As car creation developed from engineering machines toward designing artifacts, so the instrument panel (IP) layout became more ordered. Still mounted on a flat or near-flat plane running almost vertically down from the base of the windscreen and full width across the cabin, instrumentation and minor controls were tending to be clustered symmetrically at the centre of the IP. This was the first standard IP architecture, evident in most cars produced from the 1920s to the 1950s. Dial size and positioning had become more considered, switches for minor controls were more uniform and the general approach was moving away from IP as pure machine interface and towards IP as focal point for an interior environment.

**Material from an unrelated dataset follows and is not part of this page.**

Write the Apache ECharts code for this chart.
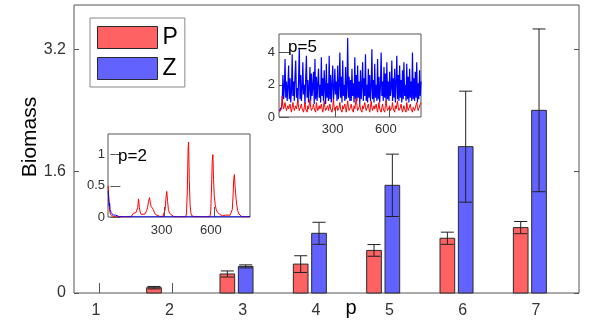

Architecture 4 - 1983 Ford Sierra
Architecture 5- 2001 Nissan Primera
Architecture 5- 2001 BMW 7 Series
Features such as wipers, heaters, heated rear windows, fog lights and even radios were becoming commonplace in America and then Europe between 1945 and 1965 and this along with a new consideration of driver ergonomics prompted a 2nd IP architecture to emerge. Still based on the flat or nearly flat IP, instrumentation moved to being mostly behind the steering wheel, heater controls were mounted centrally and low down, a radio above this and other minor controls centrally mounted in this area also.

Although there had been notable exceptions during the 1950s such as the Citroen DS, Rover P5 and Corvette, it wasn’t until the 1960s that a 3rd generation of IP architecture appeared. It had a similar layout to the second, but the IP form now projected farther backwards from the screen into the cabin, and thus has a distinct upper surface and greater scope for some elements to be recessed into this volume (such as the main cluster of instruments behind the steering wheel). This 3rd generation of IP architecture emerged in part as a result of windscreens that had become more steeply raked, and therefore had their bases pushed farther forward, so necessitating that the IP reached from this base backward to an interface within reach of the front occupants. And it also emerged as a result of the adoption of plastic as the material of choice for IPs, instead of wood or metals, as plastic could be cheaply and accurately moulded into a far broader spectrum of forms.

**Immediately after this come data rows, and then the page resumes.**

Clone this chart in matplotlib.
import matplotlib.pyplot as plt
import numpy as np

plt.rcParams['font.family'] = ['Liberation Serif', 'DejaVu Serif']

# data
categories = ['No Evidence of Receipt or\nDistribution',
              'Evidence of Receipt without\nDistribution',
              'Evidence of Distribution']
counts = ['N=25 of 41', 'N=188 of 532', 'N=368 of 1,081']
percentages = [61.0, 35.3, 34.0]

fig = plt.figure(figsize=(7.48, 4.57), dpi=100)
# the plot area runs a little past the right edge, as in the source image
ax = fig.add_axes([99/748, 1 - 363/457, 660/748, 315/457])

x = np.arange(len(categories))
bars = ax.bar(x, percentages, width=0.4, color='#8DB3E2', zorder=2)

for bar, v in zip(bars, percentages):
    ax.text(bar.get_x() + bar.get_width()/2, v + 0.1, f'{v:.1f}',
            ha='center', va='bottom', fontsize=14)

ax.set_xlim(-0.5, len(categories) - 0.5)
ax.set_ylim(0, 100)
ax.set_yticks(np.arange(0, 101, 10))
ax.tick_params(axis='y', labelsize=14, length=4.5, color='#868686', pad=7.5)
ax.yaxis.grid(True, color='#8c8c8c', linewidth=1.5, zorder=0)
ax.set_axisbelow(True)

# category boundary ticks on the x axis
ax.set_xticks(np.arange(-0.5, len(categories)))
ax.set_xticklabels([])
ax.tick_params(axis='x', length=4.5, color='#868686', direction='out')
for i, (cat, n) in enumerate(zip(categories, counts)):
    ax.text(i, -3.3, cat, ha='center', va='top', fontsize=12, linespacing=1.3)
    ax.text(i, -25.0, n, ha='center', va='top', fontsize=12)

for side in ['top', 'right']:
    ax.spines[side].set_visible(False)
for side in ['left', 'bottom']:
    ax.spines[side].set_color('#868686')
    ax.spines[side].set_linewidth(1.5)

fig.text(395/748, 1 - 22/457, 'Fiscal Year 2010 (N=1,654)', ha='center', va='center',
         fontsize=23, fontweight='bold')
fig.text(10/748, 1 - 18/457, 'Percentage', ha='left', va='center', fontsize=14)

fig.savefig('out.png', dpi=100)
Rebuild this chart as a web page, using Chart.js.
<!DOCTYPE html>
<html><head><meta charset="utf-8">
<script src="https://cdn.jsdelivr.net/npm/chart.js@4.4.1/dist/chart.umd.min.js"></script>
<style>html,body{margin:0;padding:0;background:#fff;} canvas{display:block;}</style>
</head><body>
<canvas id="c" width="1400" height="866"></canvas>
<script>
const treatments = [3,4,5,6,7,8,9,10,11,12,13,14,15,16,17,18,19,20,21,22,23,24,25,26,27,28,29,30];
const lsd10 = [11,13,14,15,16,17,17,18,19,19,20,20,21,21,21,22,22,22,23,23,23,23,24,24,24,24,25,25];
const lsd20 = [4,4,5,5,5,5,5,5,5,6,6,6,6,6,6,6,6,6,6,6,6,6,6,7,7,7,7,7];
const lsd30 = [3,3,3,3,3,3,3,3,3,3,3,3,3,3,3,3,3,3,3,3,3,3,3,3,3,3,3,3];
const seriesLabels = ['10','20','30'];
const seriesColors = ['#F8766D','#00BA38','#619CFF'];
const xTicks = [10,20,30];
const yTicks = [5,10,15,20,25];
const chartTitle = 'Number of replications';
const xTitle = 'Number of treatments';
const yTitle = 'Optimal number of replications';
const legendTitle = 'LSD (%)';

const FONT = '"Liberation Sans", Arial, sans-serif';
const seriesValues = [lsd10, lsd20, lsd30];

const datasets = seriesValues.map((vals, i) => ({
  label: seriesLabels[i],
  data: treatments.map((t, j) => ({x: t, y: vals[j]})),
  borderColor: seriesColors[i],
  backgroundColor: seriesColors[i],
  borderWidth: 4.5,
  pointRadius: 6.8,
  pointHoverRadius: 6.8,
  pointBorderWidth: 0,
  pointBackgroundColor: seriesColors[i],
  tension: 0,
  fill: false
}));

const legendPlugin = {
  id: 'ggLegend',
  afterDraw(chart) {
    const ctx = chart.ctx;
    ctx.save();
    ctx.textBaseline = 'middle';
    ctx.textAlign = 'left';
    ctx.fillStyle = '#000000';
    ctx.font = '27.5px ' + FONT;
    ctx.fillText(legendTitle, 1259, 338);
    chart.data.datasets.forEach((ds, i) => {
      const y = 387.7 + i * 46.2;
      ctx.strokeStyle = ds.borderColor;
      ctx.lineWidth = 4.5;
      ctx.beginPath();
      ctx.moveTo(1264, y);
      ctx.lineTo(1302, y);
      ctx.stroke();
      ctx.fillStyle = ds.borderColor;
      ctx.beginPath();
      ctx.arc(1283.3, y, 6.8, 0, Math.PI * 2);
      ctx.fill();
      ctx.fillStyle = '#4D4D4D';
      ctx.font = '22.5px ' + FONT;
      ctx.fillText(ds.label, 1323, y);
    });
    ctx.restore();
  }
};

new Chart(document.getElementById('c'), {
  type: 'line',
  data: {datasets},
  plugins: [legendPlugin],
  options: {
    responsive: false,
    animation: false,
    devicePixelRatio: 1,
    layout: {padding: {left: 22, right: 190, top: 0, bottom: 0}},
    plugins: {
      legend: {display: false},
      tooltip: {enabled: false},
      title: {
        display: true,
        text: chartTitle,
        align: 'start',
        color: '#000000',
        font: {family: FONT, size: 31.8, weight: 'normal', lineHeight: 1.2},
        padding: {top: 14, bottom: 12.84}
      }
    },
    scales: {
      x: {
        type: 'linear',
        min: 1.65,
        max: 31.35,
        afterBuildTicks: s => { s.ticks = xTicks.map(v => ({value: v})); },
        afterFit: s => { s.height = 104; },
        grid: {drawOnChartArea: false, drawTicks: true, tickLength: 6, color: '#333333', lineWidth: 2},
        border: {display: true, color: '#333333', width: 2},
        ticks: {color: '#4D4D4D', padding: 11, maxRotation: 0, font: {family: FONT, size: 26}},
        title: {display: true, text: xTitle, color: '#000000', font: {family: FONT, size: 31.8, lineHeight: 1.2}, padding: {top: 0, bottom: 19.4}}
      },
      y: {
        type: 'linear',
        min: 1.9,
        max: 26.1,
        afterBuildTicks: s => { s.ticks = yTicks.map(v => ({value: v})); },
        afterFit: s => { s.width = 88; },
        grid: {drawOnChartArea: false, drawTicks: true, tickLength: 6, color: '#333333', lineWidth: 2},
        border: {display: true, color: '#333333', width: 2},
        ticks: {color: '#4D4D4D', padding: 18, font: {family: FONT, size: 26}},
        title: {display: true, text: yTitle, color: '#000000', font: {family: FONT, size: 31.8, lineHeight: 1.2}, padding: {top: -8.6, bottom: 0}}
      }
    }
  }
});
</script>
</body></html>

During the early 1980’s a 4th generation of architecture emerged, this time as the result of a more developed understanding of ergonomics (and marketing). Core proponents in Europe were the BMW E30 3 series of 1984 and the Ford Sierra of 1983. Both of these cars had IPs that wrapped around the driver so that the instruments and controls all faced the driver and were all within easy reach. Just as with the 3rd generation of IP architecture, the 4th still had a similar layout to the original 2nd generation, but more controls, almost ubiquitous use of plastics and the pronounced projection back from the windscreen of the center section gave a very different feel. The IP also increasingly wrapped into the door casings and was becoming integrated into the centre console that had grown progressively up from the floor mounted gear shift surround.

Most of today’s cars have an IP that is closely based upon the 3rd or 4th generations of IP architecture, but now there is a new, 5th generation emerging. This is driven by the need to simplify the user’s interface with the car’s functions whilst delivering more information and providing more features that need controlling. Specifically, as climate control, sophisticated ICE and satellite navigation systems have become almost commonplace, these three areas of controls and displays are being integrated. Going even further than this, leading systems such as the BMW 7 series’s I-Drive, Nissan’s N-Form in their Primera and the Audi A8’s MMI enable telephone, internet, television and even trip computer and suspension settings to be controlled through one interface. To usefully reduce the potential visual clutter of a car’s interface, as these systems purport to do, has been made possible and expedient because the separate functions are now all electronically controlled and so may be easily integrated together.

The 5th generation of interior architecture has this centrally positioned interface as its core theme, with minor controls and information displays integrated in one central area with little or no bias toward driver or front seat passenger. Another characteristic of this architecture is that some instrumentation (or information displays) has moved to just below the centre of the windscreen, far forward on the top surface of the IP, and in some instances all instrumentation has moved to this location.

What is perhaps most significant about this latest 5th generation of IP architecture is that it is driven by the growth of features secondary to those that control the car. Just as the 1st generation IP architecture moved away from a purely machine interface to be part of an interior environment for people, so the 5th generation moves away from the driver and act of driving as the interior focal point, to more of an entertainment and comfort focused interior. And as cars spend a growing proportion of their time in traffic jams, so this more passenger, less driver interior focus of the 5th generation of interior architecture is likely to burgeon.